Repeat all the material exactly; pictures stay out of your copy.

** PROVIDED MATERIAL **
>> START
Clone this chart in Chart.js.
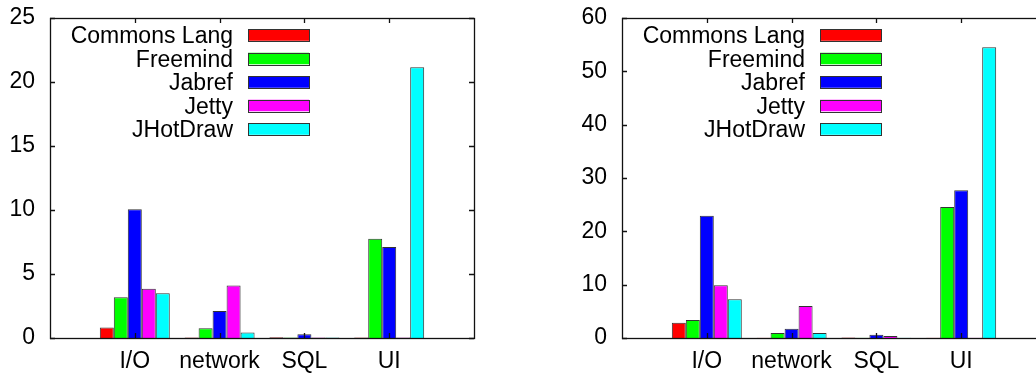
<!DOCTYPE html>
<html>
<head>
<meta charset="utf-8">
<script src="https://cdn.jsdelivr.net/npm/chart.js@4/dist/chart.umd.min.js"></script>
<style>
  html, body { margin: 0; padding: 0; background: #fff; overflow: hidden; width: 1036px; height: 376px; }
  #wrap { position: relative; width: 1036px; height: 376px; overflow: hidden; }
  canvas { position: absolute; top: 0; }
  #c1 { left: 0px; }
  #c2 { left: 572px; }
</style>
</head>
<body>
<div id="wrap">
  <canvas id="c1" width="500" height="376"></canvas>
  <canvas id="c2" width="500" height="376"></canvas>
</div>
<script>
// ---- data ----
const categories = ['I/O', 'network', 'SQL', 'UI'];
const seriesNames = ['Commons Lang', 'Freemind', 'Jabref', 'Jetty', 'JHotDraw'];
const seriesColors = ['#ff0000', '#00ff00', '#0000ff', '#ff00ff', '#00ffff'];

// left chart values
const leftCommonsLang = [0.83, 0.03, 0.05, 0.03];
const leftFreemind    = [3.18, 0.76, 0.03, 7.76];
const leftJabref      = [10.05, 2.11, 0.30, 7.11];
const leftJetty       = [3.85, 4.11, 0.03, 0.03];
const leftJHotDraw    = [3.49, 0.42, 0.03, 21.15];
const leftYMax = 25, leftYStep = 5;

// right chart values
const rightCommonsLang = [2.88, 0.05, 0.10, 0.05];
const rightFreemind    = [3.38, 0.94, 0.05, 24.56];
const rightJabref      = [22.9, 1.75, 0.63, 27.7];
const rightJetty       = [9.88, 6.0, 0.38, 0.05];
const rightJHotDraw    = [7.25, 0.94, 0.05, 54.5];
const rightYMax = 60, rightYStep = 10;

// ---- setup ----
Chart.defaults.font.family = '"Liberation Sans", Arial, Helvetica, sans-serif';
Chart.defaults.font.size = 23;
Chart.defaults.color = '#000';

// x range padded with an empty slot on each side (-1 .. 4)
const xLabels = [''].concat(categories).concat(['']);
function pad(arr) { return [null].concat(arr).concat([null]); }

const framePlugin = {
  id: 'frame',
  afterDatasetsDraw(chart) {
    const ctx = chart.ctx, a = chart.chartArea;
    const ys = chart.scales.y, xs = chart.scales.x;
    ctx.save();
    ctx.strokeStyle = '#111';
    ctx.lineWidth = 1.3;
    ctx.beginPath();
    const tl = 5;
    ys.ticks.forEach(t => {
      const py = Math.round(ys.getPixelForValue(t.value)) + 0.5;
      ctx.moveTo(a.left, py); ctx.lineTo(a.left + tl, py);
      ctx.moveTo(a.right, py); ctx.lineTo(a.right - tl, py);
    });
    for (let i = 1; i <= categories.length; i++) {
      const px = Math.round(xs.getPixelForValue(i)) + 0.5;
      ctx.moveTo(px, a.top); ctx.lineTo(px, a.top + tl);
      ctx.moveTo(px, a.bottom); ctx.lineTo(px, a.bottom - tl);
    }
    ctx.stroke();
    ctx.strokeRect(Math.round(a.left) + 0.5, Math.round(a.top) + 0.5,
                   Math.round(a.right - a.left), Math.round(a.bottom - a.top));
    ctx.restore();
  }
};

const keyPlugin = {
  id: 'gkey',
  afterDraw(chart) {
    const ctx = chart.ctx, a = chart.chartArea;
    ctx.save();
    ctx.font = '23px "Liberation Sans", Arial, Helvetica, sans-serif';
    ctx.textAlign = 'right';
    ctx.textBaseline = 'alphabetic';
    chart.data.datasets.forEach((ds, i) => {
      const cy = 35 + i * 23.5;
      ctx.fillStyle = '#000';
      ctx.fillText(ds.label, a.left + 183, cy + 8.2);
      const bx = a.left + 198, bw = 61, bh = 11.5;
      ctx.fillStyle = ds.backgroundColor;
      ctx.fillRect(bx, cy - bh / 2, bw, bh);
      ctx.strokeStyle = '#333';
      ctx.lineWidth = 1;
      ctx.strokeRect(bx + 0.5, Math.round(cy - bh / 2) + 0.5, bw, Math.round(bh));
    });
    ctx.restore();
  }
};

function makeChart(id, series, yMax, yStep) {
  const datasets = series.map((vals, i) => ({
    label: seriesNames[i],
    data: pad(vals),
    backgroundColor: seriesColors[i],
    borderColor: '#333',
    borderWidth: 1,
    barPercentage: 1.0,
    categoryPercentage: 0.825
  }));
  return new Chart(document.getElementById(id), {
    type: 'bar',
    data: { labels: xLabels, datasets },
    options: {
      responsive: false,
      animation: false,
      devicePixelRatio: 1,
      layout: { padding: { top: 18, right: 26, left: 0, bottom: 0 } },
      plugins: { legend: { display: false }, tooltip: { enabled: false } },
      scales: {
        x: {
          type: 'category',
          offset: false,
          grid: { display: false, drawTicks: false },
          border: { display: false },
          ticks: { padding: 10, maxRotation: 0, autoSkip: false },
          afterFit(s) { s.height = 38; s.paddingLeft = 0; s.paddingRight = 0; }
        },
        y: {
          min: 0, max: yMax,
          grid: { display: false, drawTicks: false },
          border: { display: false },
          ticks: { stepSize: yStep, padding: 15 },
          afterFit(s) { s.width = 50; s.paddingTop = 0; s.paddingBottom = 0; }
        }
      }
    },
    plugins: [framePlugin, keyPlugin]
  });
}

makeChart('c1', [leftCommonsLang, leftFreemind, leftJabref, leftJetty, leftJHotDraw], leftYMax, leftYStep);
makeChart('c2', [rightCommonsLang, rightFreemind, rightJabref, rightJetty, rightJHotDraw], rightYMax, rightYStep);
</script>
</body>
</html>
>> END
** FULL RESPONSE **
Clone this chart in Chart.js.
<!DOCTYPE html>
<html>
<head>
<meta charset="utf-8">
<script src="https://cdn.jsdelivr.net/npm/chart.js@4/dist/chart.umd.min.js"></script>
<style>
  html, body { margin: 0; padding: 0; background: #fff; overflow: hidden; width: 1036px; height: 376px; }
  #wrap { position: relative; width: 1036px; height: 376px; overflow: hidden; }
  canvas { position: absolute; top: 0; }
  #c1 { left: 0px; }
  #c2 { left: 572px; }
</style>
</head>
<body>
<div id="wrap">
  <canvas id="c1" width="500" height="376"></canvas>
  <canvas id="c2" width="500" height="376"></canvas>
</div>
<script>
// ---- data ----
const categories = ['I/O', 'network', 'SQL', 'UI'];
const seriesNames = ['Commons Lang', 'Freemind', 'Jabref', 'Jetty', 'JHotDraw'];
const seriesColors = ['#ff0000', '#00ff00', '#0000ff', '#ff00ff', '#00ffff'];

// left chart values
const leftCommonsLang = [0.83, 0.03, 0.05, 0.03];
const leftFreemind    = [3.18, 0.76, 0.03, 7.76];
const leftJabref      = [10.05, 2.11, 0.30, 7.11];
const leftJetty       = [3.85, 4.11, 0.03, 0.03];
const leftJHotDraw    = [3.49, 0.42, 0.03, 21.15];
const leftYMax = 25, leftYStep = 5;

// right chart values
const rightCommonsLang = [2.88, 0.05, 0.10, 0.05];
const rightFreemind    = [3.38, 0.94, 0.05, 24.56];
const rightJabref      = [22.9, 1.75, 0.63, 27.7];
const rightJetty       = [9.88, 6.0, 0.38, 0.05];
const rightJHotDraw    = [7.25, 0.94, 0.05, 54.5];
const rightYMax = 60, rightYStep = 10;

// ---- setup ----
Chart.defaults.font.family = '"Liberation Sans", Arial, Helvetica, sans-serif';
Chart.defaults.font.size = 23;
Chart.defaults.color = '#000';

// x range padded with an empty slot on each side (-1 .. 4)
const xLabels = [''].concat(categories).concat(['']);
function pad(arr) { return [null].concat(arr).concat([null]); }

const framePlugin = {
  id: 'frame',
  afterDatasetsDraw(chart) {
    const ctx = chart.ctx, a = chart.chartArea;
    const ys = chart.scales.y, xs = chart.scales.x;
    ctx.save();
    ctx.strokeStyle = '#111';
    ctx.lineWidth = 1.3;
    ctx.beginPath();
    const tl = 5;
    ys.ticks.forEach(t => {
      const py = Math.round(ys.getPixelForValue(t.value)) + 0.5;
      ctx.moveTo(a.left, py); ctx.lineTo(a.left + tl, py);
      ctx.moveTo(a.right, py); ctx.lineTo(a.right - tl, py);
    });
    for (let i = 1; i <= categories.length; i++) {
      const px = Math.round(xs.getPixelForValue(i)) + 0.5;
      ctx.moveTo(px, a.top); ctx.lineTo(px, a.top + tl);
      ctx.moveTo(px, a.bottom); ctx.lineTo(px, a.bottom - tl);
    }
    ctx.stroke();
    ctx.strokeRect(Math.round(a.left) + 0.5, Math.round(a.top) + 0.5,
                   Math.round(a.right - a.left), Math.round(a.bottom - a.top));
    ctx.restore();
  }
};

const keyPlugin = {
  id: 'gkey',
  afterDraw(chart) {
    const ctx = chart.ctx, a = chart.chartArea;
    ctx.save();
    ctx.font = '23px "Liberation Sans", Arial, Helvetica, sans-serif';
    ctx.textAlign = 'right';
    ctx.textBaseline = 'alphabetic';
    chart.data.datasets.forEach((ds, i) => {
      const cy = 35 + i * 23.5;
      ctx.fillStyle = '#000';
      ctx.fillText(ds.label, a.left + 183, cy + 8.2);
      const bx = a.left + 198, bw = 61, bh = 11.5;
      ctx.fillStyle = ds.backgroundColor;
      ctx.fillRect(bx, cy - bh / 2, bw, bh);
      ctx.strokeStyle = '#333';
      ctx.lineWidth = 1;
      ctx.strokeRect(bx + 0.5, Math.round(cy - bh / 2) + 0.5, bw, Math.round(bh));
    });
    ctx.restore();
  }
};

function makeChart(id, series, yMax, yStep) {
  const datasets = series.map((vals, i) => ({
    label: seriesNames[i],
    data: pad(vals),
    backgroundColor: seriesColors[i],
    borderColor: '#333',
    borderWidth: 1,
    barPercentage: 1.0,
    categoryPercentage: 0.825
  }));
  return new Chart(document.getElementById(id), {
    type: 'bar',
    data: { labels: xLabels, datasets },
    options: {
      responsive: false,
      animation: false,
      devicePixelRatio: 1,
      layout: { padding: { top: 18, right: 26, left: 0, bottom: 0 } },
      plugins: { legend: { display: false }, tooltip: { enabled: false } },
      scales: {
        x: {
          type: 'category',
          offset: false,
          grid: { display: false, drawTicks: false },
          border: { display: false },
          ticks: { padding: 10, maxRotation: 0, autoSkip: false },
          afterFit(s) { s.height = 38; s.paddingLeft = 0; s.paddingRight = 0; }
        },
        y: {
          min: 0, max: yMax,
          grid: { display: false, drawTicks: false },
          border: { display: false },
          ticks: { stepSize: yStep, padding: 15 },
          afterFit(s) { s.width = 50; s.paddingTop = 0; s.paddingBottom = 0; }
        }
      }
    },
    plugins: [framePlugin, keyPlugin]
  });
}

makeChart('c1', [leftCommonsLang, leftFreemind, leftJabref, leftJetty, leftJHotDraw], leftYMax, leftYStep);
makeChart('c2', [rightCommonsLang, rightFreemind, rightJabref, rightJetty, rightJHotDraw], rightYMax, rightYStep);
</script>
</body>
</html>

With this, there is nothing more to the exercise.